The listening sibling said somewhat tenderly, "No brothers or sisters? That's sad."

It warmed my heart to think that one of my children would consider no siblings a "sad thing." I found myself noticing for the rest of the afternoon all the things that my children were doing with each other. 

Things like:
Luke took Drew on a horse ride.
Joshua and Drew were playing Hot Wheels.
Megan and Ellie were doing hair together.
Ellie and Joshua were on the trampoline.
Megan and Drew were singing a song.
Drew was sitting on Ellie's lap.

Yesterday morning, one of the children did their regular morning routine stuff a little out of order, and found themselves in a hurry to get showered and dressed. The change in this child's morning routine resulted in the bathroom being occupied when they were ready to get in the shower. The in-a-hurry-child stood at the bathroom door yelling at the sibling inside to hustle,and yelled further accusations that the occupant was probably sitting on the bathroom floor doing nothing. It resulted in yelling and anger from the in-the-bathroom child.

I kindly (it took great restraint) told the in-a-hurry-child they would need to go get in the other shower instead.

Within seconds of that suggestion, I heard screaming and crying from a third child.
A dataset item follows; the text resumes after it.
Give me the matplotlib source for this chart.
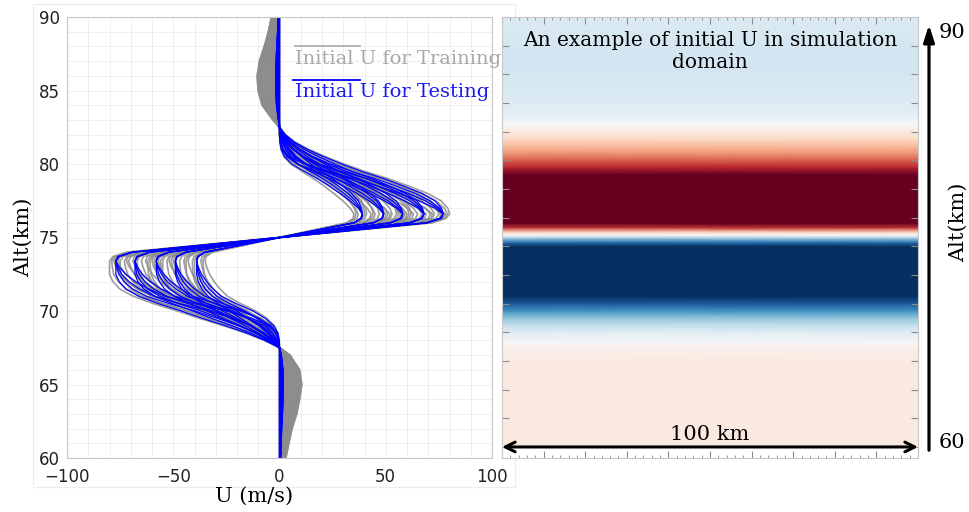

Wondering what in the world was happening, I hollered upstairs, "What happened?"

As the story goes, an innocent child was standing naked at the shower, literally ready to step in when the in-a-hurry-child pushed the naked sibling out of the way and took possession of the shower instead.

The in-a-hurry child was the same sibling, that a mere 36 hours previously had declared it to be "sad" that somebody would have no siblings. I'm not so sure (s)he felt that same way about the thought of not having any siblings on Wednesday morning.

In fact, I'm quite certain that on Wednesday morning none of the siblings in the Sowby Home would have agreed with the earlier pronouncement that being an only child was "sad."

Sometimes a houseful of siblings is not all it's cracked up to be.